Fresh Start

I have spent the last decade preparing to go to medical school and become a physician.  Four years ago, after finishing graduate school, I was rejected across the board from the 12 medical schools I applied to.  I was told (actual quotes): “you have too much public health experience and not enough clinical medicine experience” (the 6 years and >1000 hours spent volunteering in a nursing home didn’t count because it happened before I graduated from high school), “maybe you should take more undergraduate courses to increase your GPA” (my 3.92 graduate GPA doesn’t offset my 3.33 undergraduate GPA because only the undergraduate GPA is counted in US News and World Reports rankings), and “you need to include physician shadowing in your application” (I had shadowed physicians before, but used my limited space to discuss leadership positions I held and accomplishments made in student government, city and state government, and non-profit organizations).

So, I’ve spent the last few years working as an analyst for hospital organizations.  This is great, except hospitals are slow to try new things.  My experience has been that innovation is confined to a department within the organization, and not encouraged of all its employees.  New ideas are met with a deafening “meh” from middle management, followed by stern encouragement to focus on getting back to writing reports or whatever exactly it is that you do.  There are departments for innovation and process improvement.  Let them do their job so you can continue doing yours.

This puts me in an awkward position.  My goal, as is the case for most med school hopefuls, is to help improve the lives and health of people.  I think this can be accomplished by using policy, technology, public health, and medicine.  It’s clear from pretty much every health-related news story I’ve read in the last 5 years that the status quo isn’t working.  US health care is expensive.  People are getting sicker.  That’s not exactly a formula for success.

And I’m part of the problem.  My salary isn’t used to provide direct patient care, and I’m not given the resources to really be able to create solutions to the problems I’m presented with.  So, I’m forced to do just enough to keep the machine moving without actually fixing any part of it.  It’s job security at the expense of patients.

So, out of all of this, I am thrust into yet another quarter-life crisis.  Perhaps the most epic of my quarter-life crises: how do I help improve the lives of the greatest number of people, see my contributions recognized and adopted, and still continue to pay my mortgage?

I wish I had an answer.

Being a physician could be a move in the right direction.  I was accepted in a subsequent application cycle to TouroCOM, an osteopathic medical school in Harlem focusing on underserved populations, but I have deferred for a year.  Medical school is expensive, both in dollars and time.  And I do not want to be forced to practice medicine instead of innovation just to pay back student loans.

In the meantime, I locked myself in my bedroom for a weekend, turned off my cell phone and gchat, and started coding.  The result was Epicenter, a tool (currently being re-written) to help analyze patient data, combine patient data with other data streams, share findings, and take action.  This app ended up winning Practice Fusion‘s Analyze This!
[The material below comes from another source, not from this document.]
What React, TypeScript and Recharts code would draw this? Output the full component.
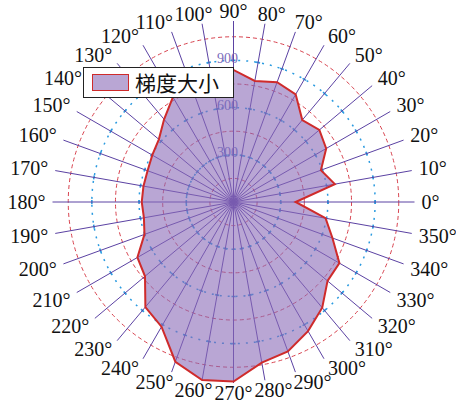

Health 2.0 Developer’s contest.  Who knew I could code?

Since then, conversations started on Twitter led to new jobs, friendships, and opportunities.  It quickly became clear that the path I was headed was not going to accomplish my goals, so it was time to try something new.  I quit my job and found a place in San Francisco.

I have mixed feelings.  In a way, my story (and others) epitomize the problems with health care and medical education.  The systems talk about the need for change, fresh ideas, and leadership among incoming medical school classes, but then continue to admit people based heavily on very traditional measures of aptitude and pre-medical experiences.  How can you expect change to occur when you’re continuing to admit all the same people?

However, in rejection comes opportunity.  I would not be doing what I’m doing today had I been admitted to medical school when I first applied.  In fact, I wouldn’t be doing much of anything for the next 7 years other than study and work.  So, if my goal is to improve the lives of people, then what I’m doing today is closer to immediately achieving my goal than my original plan.

Regardless, I’ve learned to acknowledge that I have no idea what I’m doing or where I want to go.  I just know what isn’t working for me and the greater health care system, and that I want to be part of the solution.  Medical school, graduate school, or health tech start-ups are all potential answers to my question.  I’ve tried two of those before, so I think it’s time to try the third.